The Battle of the Bulge started just after dawn on 16 December 1944, the Germans launched a major offensive west through the Ardennes Forest. Their goal was the port city of Antwerp where they hoped to choke off the Allied supply lines. Almost the only American theater reserve were the two refitting airborne divisions. The 101st was ordered to the vitally important town of Bastogne, the central road junction in the Ardennes.
The 101st was jammed into trucks for an overnight rush to Bastogne in Belgium on 18 December.
At Bastogne the 101st Airborne was encircled and the Germans had an almost ten-to-one advantage. Allied control of the air was useless for the first week of the battle, due to miserable weather. The lightly armed 101st, cut off from its supplies, cold, hungry, unable to properly care for its wounded, running low on and even out of ammunition, with little artillery support, held off desperate German attacks for more than a week.
Finally, on 26 December, the 4th Armored Division of Pattons Third Army broke through the encirclement to reinforce the defense. Ralph was wounded at Bastogne in late December 1944 and died of his wounds on 17-Jan-45 he was 19 years old.

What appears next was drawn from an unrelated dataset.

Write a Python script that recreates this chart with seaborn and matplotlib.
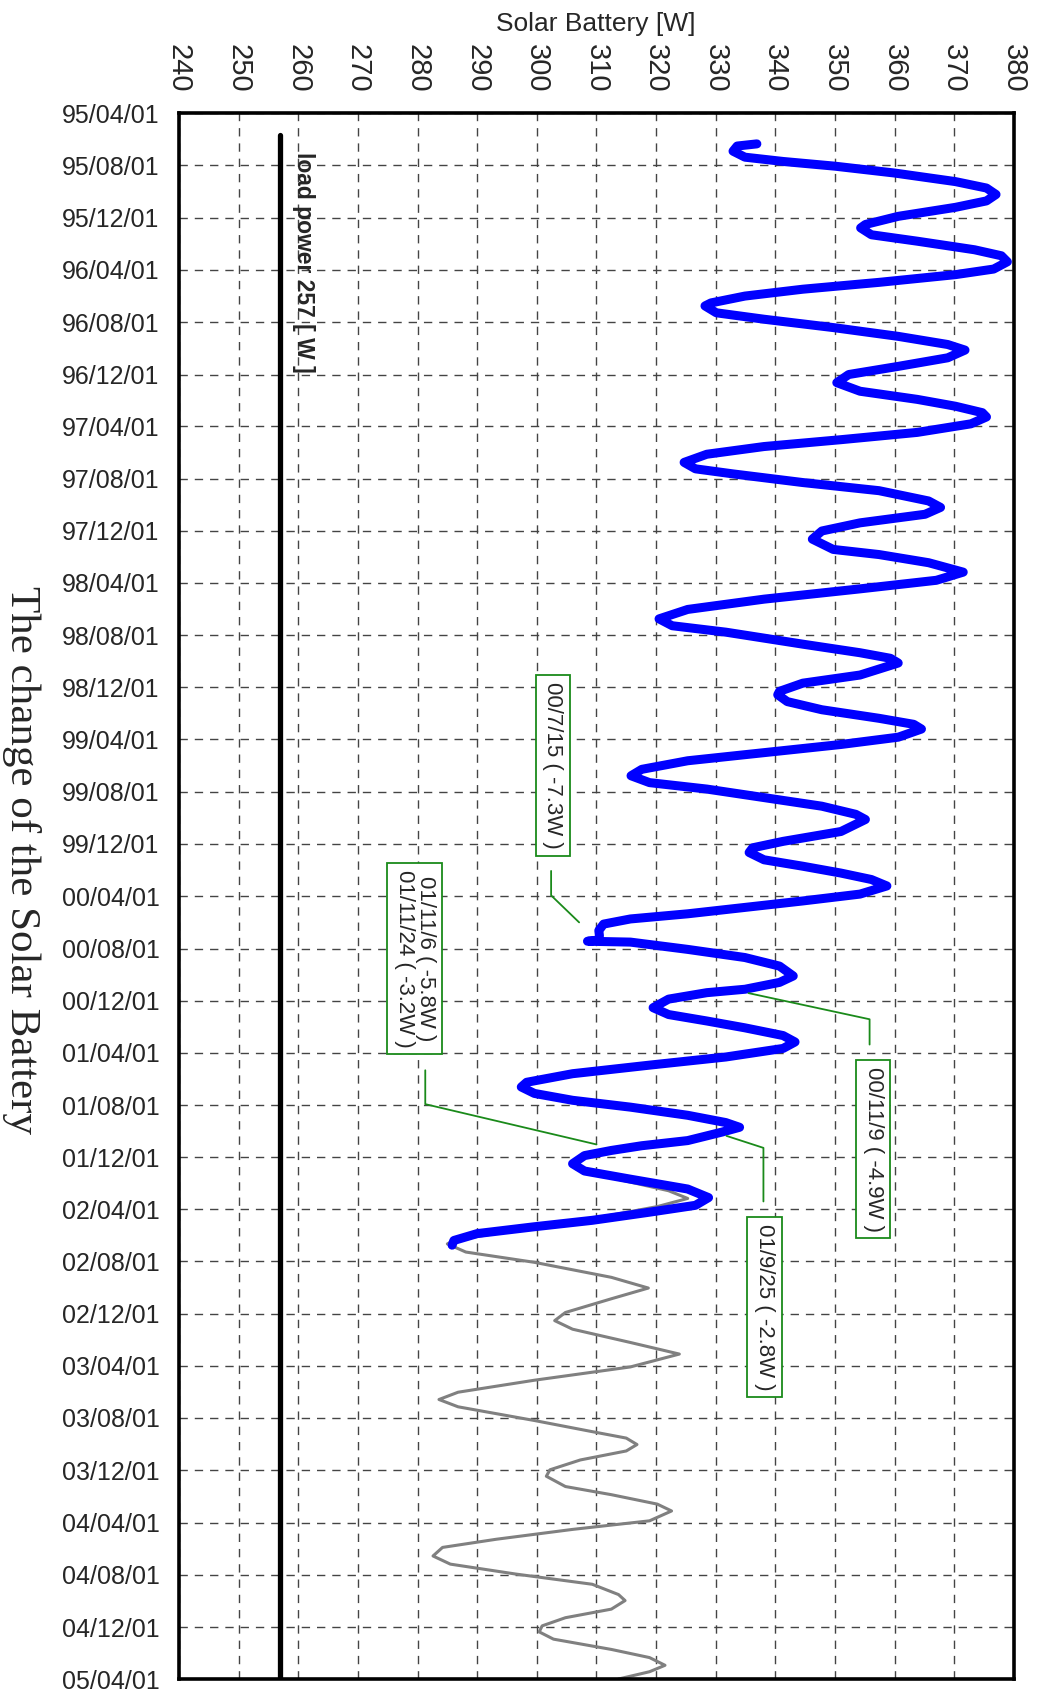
import pandas as pd
import matplotlib
matplotlib.use("Agg")
import matplotlib.pyplot as plt
import matplotlib.dates as mdates
import seaborn as sns

# =========================
# DATA
# =========================
# measured output of the solar battery
blue_dates = [
    "1995-06-12", "1995-06-17", "1995-06-29", "1995-07-13", "1995-07-23", "1995-08-03",
    "1995-08-19", "1995-09-08", "1995-09-23", "1995-10-08", "1995-10-23", "1995-11-07",
    "1995-11-28", "1995-12-17", "1995-12-25", "1996-01-10", "1996-01-25", "1996-02-14",
    "1996-02-28", "1996-03-13", "1996-03-30", "1996-04-12", "1996-04-30", "1996-05-16",
    "1996-06-01", "1996-06-17", "1996-06-24", "1996-07-10", "1996-07-25", "1996-08-14",
    "1996-09-03", "1996-09-22", "1996-10-05", "1996-10-23", "1996-11-12", "1996-12-01",
    "1996-12-20", "1997-01-09", "1997-01-28", "1997-02-13", "1997-02-28", "1997-03-10",
    "1997-03-26", "1997-04-15", "1997-05-02", "1997-05-18", "1997-06-05", "1997-06-24",
    "1997-07-09", "1997-07-21", "1997-08-10", "1997-08-29", "1997-09-22", "1997-10-07",
    "1997-10-23", "1997-11-12", "1997-12-01", "1997-12-20", "1998-01-13", "1998-01-25",
    "1998-02-13", "1998-03-07", "1998-03-26", "1998-04-15", "1998-05-09", "1998-06-02",
    "1998-06-24", "1998-07-10", "1998-07-25", "1998-08-22", "1998-09-11", "1998-09-24",
    "1998-10-05", "1998-11-02", "1998-11-21", "1998-12-10", "1998-12-18", "1999-01-03",
    "1999-01-22", "1999-02-11", "1999-02-25", "1999-03-08", "1999-03-27", "1999-04-13",
    "1999-05-02", "1999-05-21", "1999-06-10", "1999-06-25", "1999-07-11", "1999-07-26",
    "1999-08-15", "1999-09-04", "1999-09-23", "1999-10-05", "1999-11-02", "1999-11-25",
    "1999-12-10", "1999-12-21", "2000-01-07", "2000-01-22", "2000-02-07", "2000-02-22",
    "2000-03-08", "2000-03-27", "2000-04-12", "2000-05-02", "2000-05-12", "2000-05-24",
    "2000-06-05", "2000-06-20", "2000-07-02", "2000-07-12", "2000-07-15", "2000-07-17",
    "2000-08-03", "2000-08-22", "2000-09-11", "2000-10-04", "2000-10-19", "2000-11-04",
    "2000-11-12", "2000-11-27", "2000-12-17", "2001-01-02", "2001-01-17", "2001-02-02",
    "2001-02-20", "2001-03-07", "2001-03-22", "2001-04-11", "2001-04-30", "2001-05-20",
    "2001-06-09", "2001-06-20", "2001-07-05", "2001-07-21", "2001-08-06", "2001-08-25",
    "2001-09-11", "2001-09-22", "2001-10-03", "2001-10-23", "2001-11-04", "2001-11-15",
    "2001-11-27", "2001-12-16", "2002-01-02", "2002-01-21", "2002-02-13", "2002-03-05",
    "2002-03-23", "2002-04-08", "2002-04-27", "2002-05-12", "2002-05-28", "2002-06-13",
    "2002-06-24",
]
blue_watts = [
    336.9, 333.6, 332.9, 334.9, 341.3, 350.0,
    360.0, 370.2, 375.4, 377.0, 375.4, 370.2,
    360.6, 355.1, 354.3, 356.1, 363.8, 373.4,
    377.9, 378.9, 376.6, 370.2, 357.4, 344.6,
    334.9, 329.2, 328.2, 330.1, 338.1, 350.0,
    360.6, 368.9, 371.8, 368.9, 360.6, 352.3,
    350.3, 354.2, 363.8, 370.2, 374.7, 375.4,
    372.8, 363.8, 351.0, 338.1, 328.5, 324.7,
    326.6, 333.0, 344.6, 357.4, 365.7, 367.7,
    365.1, 354.2, 347.8, 346.2, 349.7, 357.4,
    365.7, 371.5, 367.0, 354.2, 338.1, 325.3,
    320.5, 322.7, 331.7, 344.6, 354.2, 359.3,
    360.6, 354.2, 344.6, 340.7, 340.4, 342.0,
    347.8, 357.4, 363.2, 364.5, 360.6, 351.0,
    338.1, 325.3, 317.6, 315.8, 318.9, 328.5,
    338.1, 347.8, 353.5, 355.1, 351.0, 341.3,
    336.2, 335.6, 338.1, 344.6, 351.0, 356.1,
    358.7, 354.2, 344.6, 331.7, 325.3, 315.7,
    311.2, 310.4, 310.5, 310.4, 308.5, 315.7,
    325.3, 334.9, 340.7, 343.0, 340.7, 334.9,
    328.5, 322.1, 319.5, 322.1, 328.5, 334.9,
    341.3, 343.3, 341.3, 331.7, 318.9, 306.0,
    298.3, 297.4, 299.6, 306.0, 315.7, 325.3,
    331.7, 334.0, 331.1, 325.3, 317.6, 312.5,
    308.0, 306.0, 308.0, 315.7, 325.3, 328.8,
    326.6, 318.9, 309.3, 299.6, 290.0, 286.1,
    285.8,
]

# predicted curve
gray_dates = [
    "2001-12-28", "2002-01-21", "2002-02-17", "2002-03-07", "2002-03-26", "2002-04-23",
    "2002-05-20", "2002-06-13", "2002-06-21", "2002-07-10", "2002-08-03", "2002-09-07",
    "2002-10-02", "2002-10-27", "2002-11-28", "2002-12-17", "2003-01-06", "2003-02-06",
    "2003-03-05", "2003-04-04", "2003-05-05", "2003-06-02", "2003-06-19", "2003-07-06",
    "2003-08-07", "2003-09-02", "2003-09-17", "2003-10-02", "2003-10-17", "2003-11-07",
    "2003-11-30", "2003-12-15", "2004-01-08", "2004-01-27", "2004-02-18", "2004-03-05",
    "2004-03-28", "2004-04-17", "2004-05-10", "2004-05-29", "2004-06-18", "2004-07-07",
    "2004-07-30", "2004-08-23", "2004-09-16", "2004-09-30", "2004-10-20", "2004-11-09",
    "2004-11-28", "2004-12-12", "2004-12-29", "2005-01-22", "2005-02-10", "2005-02-28",
    "2005-03-15", "2005-04-01",
]
gray_watts = [
    306.6, 313.5, 322.1, 325.3, 320.2, 309.3,
    296.4, 286.1, 285.0, 288.1, 299.6, 312.5,
    318.7, 312.5, 304.8, 303.0, 306.0, 315.7,
    323.9, 315.7, 299.6, 286.8, 283.6, 286.8,
    299.6, 309.3, 315.0, 316.8, 315.0, 307.3,
    302.2, 301.6, 304.8, 312.5, 320.2, 322.6,
    318.9, 306.0, 293.2, 284.2, 282.6, 285.5,
    296.4, 309.3, 313.7, 314.8, 312.5, 304.8,
    300.9, 300.4, 302.8, 312.5, 318.9, 321.5,
    318.9, 313.7,
]

load_dates = ["1995-05-22", "2005-04-01"]
load_watts = [257, 257]

notes = [
    "00/7/15 ( -7.3W )",
    "01/11/6 ( -5.8W )\n01/11/24 ( -3.2W )",
    "00/11/9 ( -4.9W )",
    "01/9/25 ( -2.8W )",
]

# =========================
# LAYOUT OF THE NOTES
# =========================
note_box_dates = ["1999-06-01", "2000-08-24", "2001-11-12", "2002-11-15"]
note_box_watts = [302.7, 279.5, 356.4, 338.2]
leader_dates = [
    ["2000-02-02", "2000-03-30", "2000-06-01"],
    ["2001-05-12", "2001-07-30", "2001-11-01"],
    ["2001-03-13", "2001-01-13", "2000-11-13"],
    ["2002-03-14", "2001-11-09", "2001-10-12"],
]
leader_watts = [
    [302.4, 302.4, 307.1],
    [281.3, 281.3, 310.0],
    [355.8, 355.8, 335.5],
    [338.0, 338.0, 331.8],
]

measured = pd.DataFrame({"date": pd.to_datetime(blue_dates), "watt": blue_watts})
predicted = pd.DataFrame({"date": pd.to_datetime(gray_dates), "watt": gray_watts})
load = pd.DataFrame({"date": pd.to_datetime(load_dates), "watt": load_watts})

# =========================
# PLOT
# =========================
sns.set_style("white")
plt.rcParams["font.family"] = ["Liberation Sans", "DejaVu Sans"]

fig = plt.figure(figsize=(10.38, 16.97), dpi=100)
ax = fig.add_axes([0.1724, 0.0106, 0.8044, 0.9228])

sns.lineplot(data=predicted, x="watt", y="date", orient="y", sort=False, estimator=None,
             color="#808080", linewidth=2.2, ax=ax)
sns.lineplot(data=measured, x="watt", y="date", orient="y", sort=False, estimator=None,
             color="#0000ff", linewidth=6.5, solid_joinstyle="round", solid_capstyle="round", ax=ax)
sns.lineplot(data=load, x="watt", y="date", orient="y", sort=False, estimator=None,
             color="black", linewidth=3.8, ax=ax)

ax.set_xlim(240, 380)
ax.set_xticks(range(240, 381, 10))
ax.set_ylim(pd.Timestamp("2005-04-01"), pd.Timestamp("1995-04-01"))
ax.yaxis.set_major_locator(mdates.MonthLocator(bymonth=[4, 8, 12], bymonthday=1))
ax.yaxis.set_major_formatter(mdates.DateFormatter("%y/%m/%d"))

ax.xaxis.tick_top()
ax.tick_params(axis="x", length=0, pad=15, labelsize=21, labelrotation=270)
ax.tick_params(axis="y", length=0, pad=14, labelsize=18)
ax.set_xlabel("")
ax.set_ylabel("")

ax.set_axisbelow(True)
ax.grid(True, color="#444444", linestyle=(0, (6, 5)), linewidth=1)
for s in ax.spines.values():
    s.set_linewidth(2.6)
    s.set_color("black")

# load power label
ax.text(260.9, pd.Timestamp("1995-07-01"), "load power 257 [ W ]", rotation=270,
        ha="center", va="top", fontsize=16.5, fontweight="bold")

# notes with green boxes
for txt, bd, bw, ld, lw_ in zip(notes, note_box_dates, note_box_watts, leader_dates, leader_watts):
    ax.plot(lw_, pd.to_datetime(ld), color="#1a8a1a", linewidth=1.3)
    ax.text(bw, pd.Timestamp(bd), txt, rotation=270, ha="center", va="center", fontsize=16,
            linespacing=1.0,
            bbox=dict(boxstyle="square,pad=0.3", facecolor="white", edgecolor="#1a8a1a", linewidth=1.3))

fig.text(0.574, 0.986, "Solar Battery [W]", ha="center", va="center", fontsize=19)
fig.text(0.021, 0.493, "The change of the Solar Battery", rotation=270, ha="center", va="center",
         fontsize=31, family=["Liberation Serif", "DejaVu Serif"])

fig.savefig("out.png", dpi=100)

Sometime after the Battle of The Bulge, General Eisenhower spoke to the 101st Airborne Division when the unit was awarded the Distinguished Unit Citation for its stand at Bastogne. This was the first time in the history of the United States Army that an entire Division had been so honored.
Four and half years after his death, Ralph J. "Lefty" Blohm's body was returned to Rye in late July 1949. Flags over public buildings and parks were flown at half mast. A Requiem Mass was held at the Church of the Resurrection and he was buried with full military honors at St. Raymond's Cemetery in New york City.